If we were true barflies, it would be hard to pry us out of the Brown’s elegant sepia-toned lobby bar. The room opens at 3 p.m. and by late afternoon it begins to fill with Louisville’s business elite. As befits one of the city’s finest and most storied bars, it even has a bourbon steward. On our last stay, it was Troy Ritchie, and he definitely knew his way around the deep bourbon list.
We usually drink spirits neat or on the rocks, but cocktail history runs deep at the Brown and we couldn’t resist. The bartenders make the Brown Manhattan with two parts bourbon to one part Dolin Rouge Vermouth de Chambéry, which is more aromatic and less sugary than most vermouths. They use both orange and Angostura bitters (and a house-cured cherry) to produce a drink with precison and finesse. FYI, the bar also makes a mean Old Fashioned, Louisville’s official drink said to be invented in 1881 at the esteemed Pendennis Club.

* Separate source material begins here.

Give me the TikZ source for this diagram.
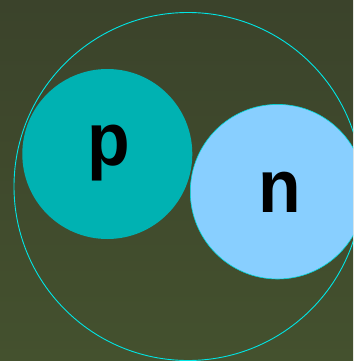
\documentclass[tikz,border=0pt]{standalone}
\usepackage{fontspec}
\setmainfont{Liberation Sans}
\usepackage{xcolor}
\usetikzlibrary{positioning}

\definecolor{bgtop}{RGB}{59,67,43}
\definecolor{bgbot}{RGB}{68,81,46}
\definecolor{protonfill}{RGB}{0,178,178}
\definecolor{neutronfill}{RGB}{136,207,255}
\definecolor{rimcyan}{RGB}{0,230,230}

\begin{document}
\begin{tikzpicture}[
x=1pt,y=-1pt,
shell/.style={draw=rimcyan, line width=0.9pt},
nucleon/.style={circle, inner sep=0pt, minimum size=#1},
label/.style={font=\bfseries\fontsize{75}{75}\selectfont, anchor=base, inner sep=0pt, xscale=0.93}
]
\shade[top color=bgtop, bottom color=bgbot] (0,0) rectangle (353,361);
\useasboundingbox (0,0) rectangle (353,361);

\begin{scope}
\clip (0,0) rectangle (353,361);
\node[shell, circle, inner sep=0pt, minimum size=348pt] (nucleus) at (188,186.5) {};
\node[nucleon=170pt, fill=protonfill] (proton) at (107.3,154) {};
\node[nucleon=174.6pt, fill=neutronfill, draw=rimcyan!70!protonfill, line width=0.6pt] (neutron) at (277.6,191.7) {};
\end{scope}

\node[label] (ptext) at (109,165.7) {p};
\node[label] (ntext) at (279.3,212.3) {n};
\end{tikzpicture}
\end{document}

English Grill captures art of dining
We may not have the connections to rub elbows at the Pendennis Club, but the refined elegance of the Brown Hotel’s English Grill suited us just fine for dinner. The dark oak paneling, the equestrian paintings, and the leaded glass windows are all original to the hotel’s opening in 1923. But the kitchen is as contemporary as the room is traditional.

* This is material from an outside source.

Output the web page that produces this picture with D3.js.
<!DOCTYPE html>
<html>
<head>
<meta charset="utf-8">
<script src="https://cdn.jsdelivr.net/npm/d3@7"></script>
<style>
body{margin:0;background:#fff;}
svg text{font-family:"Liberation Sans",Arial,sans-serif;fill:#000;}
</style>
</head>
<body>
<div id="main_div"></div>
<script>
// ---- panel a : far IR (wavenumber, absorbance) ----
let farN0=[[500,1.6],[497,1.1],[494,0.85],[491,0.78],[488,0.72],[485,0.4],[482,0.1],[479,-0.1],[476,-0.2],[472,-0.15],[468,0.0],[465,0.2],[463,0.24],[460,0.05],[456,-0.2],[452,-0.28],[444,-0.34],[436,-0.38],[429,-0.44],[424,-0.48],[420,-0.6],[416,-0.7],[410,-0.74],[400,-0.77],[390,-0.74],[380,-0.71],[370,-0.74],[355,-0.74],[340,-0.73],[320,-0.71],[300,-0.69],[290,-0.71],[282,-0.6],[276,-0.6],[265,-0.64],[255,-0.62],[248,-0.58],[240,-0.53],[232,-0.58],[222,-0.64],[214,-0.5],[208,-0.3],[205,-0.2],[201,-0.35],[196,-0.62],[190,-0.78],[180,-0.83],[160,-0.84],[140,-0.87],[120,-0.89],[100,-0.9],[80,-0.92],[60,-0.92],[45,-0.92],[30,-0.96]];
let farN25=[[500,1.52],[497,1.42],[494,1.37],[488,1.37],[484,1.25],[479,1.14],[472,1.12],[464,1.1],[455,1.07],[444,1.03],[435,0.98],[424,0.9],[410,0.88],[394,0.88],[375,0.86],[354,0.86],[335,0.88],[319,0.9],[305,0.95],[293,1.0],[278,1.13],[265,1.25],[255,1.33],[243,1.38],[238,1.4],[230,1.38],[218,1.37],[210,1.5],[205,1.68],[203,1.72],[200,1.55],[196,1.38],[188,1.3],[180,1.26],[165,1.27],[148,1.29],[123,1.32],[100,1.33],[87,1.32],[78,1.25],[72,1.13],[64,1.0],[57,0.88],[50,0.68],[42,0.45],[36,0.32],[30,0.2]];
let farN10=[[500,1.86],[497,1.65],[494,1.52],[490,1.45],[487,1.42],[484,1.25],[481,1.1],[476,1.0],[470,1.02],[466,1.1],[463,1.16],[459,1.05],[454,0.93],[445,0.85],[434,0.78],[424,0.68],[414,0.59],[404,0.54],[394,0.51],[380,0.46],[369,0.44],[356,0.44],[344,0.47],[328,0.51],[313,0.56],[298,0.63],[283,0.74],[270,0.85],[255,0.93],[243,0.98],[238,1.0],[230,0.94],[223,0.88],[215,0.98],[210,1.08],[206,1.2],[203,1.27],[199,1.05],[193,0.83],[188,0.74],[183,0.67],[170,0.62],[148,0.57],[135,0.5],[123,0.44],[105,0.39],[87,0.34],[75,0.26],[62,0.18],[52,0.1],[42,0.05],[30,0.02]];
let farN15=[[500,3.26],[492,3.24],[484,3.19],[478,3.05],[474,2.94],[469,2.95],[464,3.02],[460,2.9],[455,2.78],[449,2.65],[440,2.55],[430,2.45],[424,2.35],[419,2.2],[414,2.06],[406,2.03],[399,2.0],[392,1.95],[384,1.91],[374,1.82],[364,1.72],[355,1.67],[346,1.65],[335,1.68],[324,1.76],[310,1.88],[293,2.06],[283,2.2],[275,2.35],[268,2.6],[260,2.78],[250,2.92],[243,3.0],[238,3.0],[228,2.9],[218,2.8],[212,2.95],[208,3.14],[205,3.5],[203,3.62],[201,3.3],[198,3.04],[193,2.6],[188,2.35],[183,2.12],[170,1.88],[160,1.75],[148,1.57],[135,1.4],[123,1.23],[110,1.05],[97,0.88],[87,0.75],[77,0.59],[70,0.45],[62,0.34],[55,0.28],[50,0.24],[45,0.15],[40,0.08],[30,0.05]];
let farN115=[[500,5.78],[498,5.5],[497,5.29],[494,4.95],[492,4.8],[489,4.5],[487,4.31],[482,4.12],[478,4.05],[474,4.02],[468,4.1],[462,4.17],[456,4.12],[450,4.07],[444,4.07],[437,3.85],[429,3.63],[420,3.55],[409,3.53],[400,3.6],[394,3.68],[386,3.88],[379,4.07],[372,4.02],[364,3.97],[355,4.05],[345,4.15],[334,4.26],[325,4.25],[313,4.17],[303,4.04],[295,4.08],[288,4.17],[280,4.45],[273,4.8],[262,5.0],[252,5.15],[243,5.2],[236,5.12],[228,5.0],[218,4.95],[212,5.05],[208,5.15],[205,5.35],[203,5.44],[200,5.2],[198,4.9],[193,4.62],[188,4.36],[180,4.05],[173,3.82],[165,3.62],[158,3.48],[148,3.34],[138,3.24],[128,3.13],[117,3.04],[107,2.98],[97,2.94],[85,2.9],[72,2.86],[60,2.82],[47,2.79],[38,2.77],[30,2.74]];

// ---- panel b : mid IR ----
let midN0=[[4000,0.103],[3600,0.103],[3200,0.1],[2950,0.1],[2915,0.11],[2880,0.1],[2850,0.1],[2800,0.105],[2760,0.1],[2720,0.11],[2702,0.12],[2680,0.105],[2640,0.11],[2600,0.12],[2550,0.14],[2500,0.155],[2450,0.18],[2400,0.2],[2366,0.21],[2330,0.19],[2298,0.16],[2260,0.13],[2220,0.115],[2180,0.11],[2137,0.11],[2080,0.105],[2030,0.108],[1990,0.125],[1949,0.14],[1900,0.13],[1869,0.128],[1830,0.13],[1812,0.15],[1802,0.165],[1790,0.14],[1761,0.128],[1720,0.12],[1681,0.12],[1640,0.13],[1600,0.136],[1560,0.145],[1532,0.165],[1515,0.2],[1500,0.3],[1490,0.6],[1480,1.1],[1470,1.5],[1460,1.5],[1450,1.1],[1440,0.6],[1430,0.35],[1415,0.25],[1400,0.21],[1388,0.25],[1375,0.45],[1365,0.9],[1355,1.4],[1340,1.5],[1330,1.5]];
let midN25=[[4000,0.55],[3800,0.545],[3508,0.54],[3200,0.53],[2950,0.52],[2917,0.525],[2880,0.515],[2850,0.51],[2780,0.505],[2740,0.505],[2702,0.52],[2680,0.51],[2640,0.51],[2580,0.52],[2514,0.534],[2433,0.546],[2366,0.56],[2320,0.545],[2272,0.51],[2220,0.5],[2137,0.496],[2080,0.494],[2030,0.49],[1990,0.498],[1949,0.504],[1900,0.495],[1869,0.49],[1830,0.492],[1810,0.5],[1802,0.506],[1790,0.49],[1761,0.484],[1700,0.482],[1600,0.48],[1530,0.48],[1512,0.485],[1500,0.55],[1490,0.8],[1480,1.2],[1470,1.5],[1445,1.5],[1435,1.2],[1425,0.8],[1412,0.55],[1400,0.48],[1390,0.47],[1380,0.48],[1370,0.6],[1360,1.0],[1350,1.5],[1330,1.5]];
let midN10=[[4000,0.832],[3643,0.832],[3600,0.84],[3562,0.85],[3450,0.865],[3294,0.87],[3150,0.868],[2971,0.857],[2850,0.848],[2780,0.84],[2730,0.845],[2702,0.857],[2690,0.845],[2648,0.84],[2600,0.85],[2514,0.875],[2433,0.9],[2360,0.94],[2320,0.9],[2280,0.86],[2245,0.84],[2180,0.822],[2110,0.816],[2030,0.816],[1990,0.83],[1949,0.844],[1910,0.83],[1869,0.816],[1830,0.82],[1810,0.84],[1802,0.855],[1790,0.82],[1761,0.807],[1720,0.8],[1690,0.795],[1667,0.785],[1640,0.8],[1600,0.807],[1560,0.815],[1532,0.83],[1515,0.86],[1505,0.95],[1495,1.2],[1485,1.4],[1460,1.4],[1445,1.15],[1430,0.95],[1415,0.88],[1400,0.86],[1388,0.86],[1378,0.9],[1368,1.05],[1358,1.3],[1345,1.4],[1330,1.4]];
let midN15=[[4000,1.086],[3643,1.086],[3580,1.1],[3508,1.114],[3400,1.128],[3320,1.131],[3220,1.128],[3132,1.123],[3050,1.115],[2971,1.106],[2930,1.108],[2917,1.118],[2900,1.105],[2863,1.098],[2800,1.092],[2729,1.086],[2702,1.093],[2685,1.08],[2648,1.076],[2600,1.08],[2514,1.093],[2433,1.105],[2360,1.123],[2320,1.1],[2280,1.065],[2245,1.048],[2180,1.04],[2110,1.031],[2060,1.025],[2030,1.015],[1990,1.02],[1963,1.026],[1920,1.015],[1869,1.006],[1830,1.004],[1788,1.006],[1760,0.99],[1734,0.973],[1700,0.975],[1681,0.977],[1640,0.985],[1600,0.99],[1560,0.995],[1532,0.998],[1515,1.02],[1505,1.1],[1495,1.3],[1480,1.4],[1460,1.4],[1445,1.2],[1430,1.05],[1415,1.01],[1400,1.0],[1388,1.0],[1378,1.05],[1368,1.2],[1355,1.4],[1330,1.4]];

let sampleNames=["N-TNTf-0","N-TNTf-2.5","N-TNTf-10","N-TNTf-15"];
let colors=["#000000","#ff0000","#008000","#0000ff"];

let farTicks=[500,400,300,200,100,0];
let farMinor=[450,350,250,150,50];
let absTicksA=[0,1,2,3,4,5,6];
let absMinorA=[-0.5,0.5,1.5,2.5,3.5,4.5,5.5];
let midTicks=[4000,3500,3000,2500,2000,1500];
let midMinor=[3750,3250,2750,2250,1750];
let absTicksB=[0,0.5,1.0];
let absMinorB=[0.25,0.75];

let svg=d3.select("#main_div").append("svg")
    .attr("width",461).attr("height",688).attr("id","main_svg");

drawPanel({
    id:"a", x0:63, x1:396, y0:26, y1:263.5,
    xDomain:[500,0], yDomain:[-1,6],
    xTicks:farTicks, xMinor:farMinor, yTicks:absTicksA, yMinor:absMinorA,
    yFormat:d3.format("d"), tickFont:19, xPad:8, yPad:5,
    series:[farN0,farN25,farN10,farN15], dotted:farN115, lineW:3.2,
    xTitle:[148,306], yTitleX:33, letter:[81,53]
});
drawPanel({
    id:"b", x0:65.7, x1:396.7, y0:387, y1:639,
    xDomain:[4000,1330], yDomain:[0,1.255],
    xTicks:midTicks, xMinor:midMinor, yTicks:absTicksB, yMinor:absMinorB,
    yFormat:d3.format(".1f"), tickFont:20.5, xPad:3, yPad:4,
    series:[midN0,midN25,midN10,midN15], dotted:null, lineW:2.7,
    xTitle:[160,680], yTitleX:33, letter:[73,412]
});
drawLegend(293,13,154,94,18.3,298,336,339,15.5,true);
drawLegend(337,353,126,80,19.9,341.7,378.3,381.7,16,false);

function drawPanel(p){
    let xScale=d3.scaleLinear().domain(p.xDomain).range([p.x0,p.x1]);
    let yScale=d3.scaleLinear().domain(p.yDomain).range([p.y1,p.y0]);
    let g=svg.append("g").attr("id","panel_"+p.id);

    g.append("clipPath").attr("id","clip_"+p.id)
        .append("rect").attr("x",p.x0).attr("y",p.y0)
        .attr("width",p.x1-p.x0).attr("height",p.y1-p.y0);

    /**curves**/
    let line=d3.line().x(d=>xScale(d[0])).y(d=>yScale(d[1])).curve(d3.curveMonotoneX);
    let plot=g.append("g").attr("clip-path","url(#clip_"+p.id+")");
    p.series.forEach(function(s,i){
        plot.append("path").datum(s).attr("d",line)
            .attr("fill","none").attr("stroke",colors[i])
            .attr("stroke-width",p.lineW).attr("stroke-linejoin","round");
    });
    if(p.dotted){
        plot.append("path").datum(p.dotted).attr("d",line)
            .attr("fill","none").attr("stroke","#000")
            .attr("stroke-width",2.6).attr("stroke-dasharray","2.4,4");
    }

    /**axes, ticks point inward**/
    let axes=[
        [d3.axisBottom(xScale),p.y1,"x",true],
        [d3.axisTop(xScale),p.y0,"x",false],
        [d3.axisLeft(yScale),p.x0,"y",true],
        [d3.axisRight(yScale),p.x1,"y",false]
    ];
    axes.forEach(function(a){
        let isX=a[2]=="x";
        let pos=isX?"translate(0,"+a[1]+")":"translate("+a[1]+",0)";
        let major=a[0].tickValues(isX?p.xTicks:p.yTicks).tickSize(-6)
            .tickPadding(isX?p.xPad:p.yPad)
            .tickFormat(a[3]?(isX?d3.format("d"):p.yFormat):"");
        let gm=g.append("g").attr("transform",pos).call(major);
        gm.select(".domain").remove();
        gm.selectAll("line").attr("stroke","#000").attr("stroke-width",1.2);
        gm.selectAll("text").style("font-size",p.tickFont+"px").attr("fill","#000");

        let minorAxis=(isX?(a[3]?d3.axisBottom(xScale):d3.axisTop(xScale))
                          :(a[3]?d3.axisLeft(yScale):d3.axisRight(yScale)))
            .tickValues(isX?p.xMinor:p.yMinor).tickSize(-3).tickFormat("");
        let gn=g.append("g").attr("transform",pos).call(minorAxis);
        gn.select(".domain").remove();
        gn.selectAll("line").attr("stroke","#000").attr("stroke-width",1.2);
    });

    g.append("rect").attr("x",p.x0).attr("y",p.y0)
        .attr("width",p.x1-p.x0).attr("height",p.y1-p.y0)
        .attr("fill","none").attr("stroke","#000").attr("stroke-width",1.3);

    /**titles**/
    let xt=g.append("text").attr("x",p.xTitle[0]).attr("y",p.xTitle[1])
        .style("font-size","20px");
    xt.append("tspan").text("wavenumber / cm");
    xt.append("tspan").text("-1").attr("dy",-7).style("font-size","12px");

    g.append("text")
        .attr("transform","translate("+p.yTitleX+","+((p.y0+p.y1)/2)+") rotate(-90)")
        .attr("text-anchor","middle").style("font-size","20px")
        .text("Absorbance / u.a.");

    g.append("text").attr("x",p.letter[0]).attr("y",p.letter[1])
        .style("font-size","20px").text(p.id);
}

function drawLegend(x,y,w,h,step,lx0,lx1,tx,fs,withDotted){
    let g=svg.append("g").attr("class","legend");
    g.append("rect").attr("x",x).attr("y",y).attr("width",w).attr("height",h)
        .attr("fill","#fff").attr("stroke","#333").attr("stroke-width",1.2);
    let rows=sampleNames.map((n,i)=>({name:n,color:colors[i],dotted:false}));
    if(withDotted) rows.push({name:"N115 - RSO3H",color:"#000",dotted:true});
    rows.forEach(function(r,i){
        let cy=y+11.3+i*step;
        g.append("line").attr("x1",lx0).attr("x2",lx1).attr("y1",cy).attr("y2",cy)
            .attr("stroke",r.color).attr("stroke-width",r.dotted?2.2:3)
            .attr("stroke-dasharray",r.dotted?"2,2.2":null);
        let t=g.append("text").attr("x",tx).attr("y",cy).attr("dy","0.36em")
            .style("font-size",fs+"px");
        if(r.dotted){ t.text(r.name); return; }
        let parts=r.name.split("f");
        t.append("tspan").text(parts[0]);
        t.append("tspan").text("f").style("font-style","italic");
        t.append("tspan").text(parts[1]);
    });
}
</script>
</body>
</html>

Chef de cuisine Dustin Willett is a graduate of Culinard in Birmingham, Alabama, with stints in New Orleans and in the Washington, D.C. branch of the Four Seasons on his resume. He describes his cooking as modern Southern cuisine with international flavors. “I like to look at things in a modern way,” he says. That’s Willett above on the left, presenting a delicious plate of sliced roasted duck breast accompanied by duck confit in an endive leaf garnished with watermelon radish.
Of course, you can find a superb all-American steak on the menu. The prime ribeye Delmonico is served with asparagus, roasted garlic aioli, and killer fries sprinkled with freshly grated Parmesan cheese. The most homegrown dish of all—it never leaves the menu—is the Hot Brown, invented here in 1926. To quote the menu, it consists of “roasted turkey breast and toast points with Mornay sauce pecorino Romano cheese, baked golden brown, finished with bacon and tomatoes.” It’s shown here. To read the background story and get the recipe, see this post.
Sweet conclusion
As befits a special-occasion dining venue, the English Grill even does dessert with panache. The staff prepares the venerable Bananas Foster tableside. But this isn’t the original Bananas Foster created at Brennan’s in New Orleans in 1951. No-siree-bob. It would be heresy in Louisville to use any brown spirit other than bourbon. The steps are pretty much the same for so-called Bananas Foster Kentucky Style. Caramelize some brown sugar and cinnamon in a generous pool of butter, add banana liqueur, some Four Roses bourbon, and squeezes of lemon and orange. Cook until the alcohol burns off. Add freshly peeled bananas and cook until warm. Then pour on more Four Roses and tilt the pan until the alcohol catches fire with a snazzy blue flame. Once the flame dies, serve with vanilla ice cream.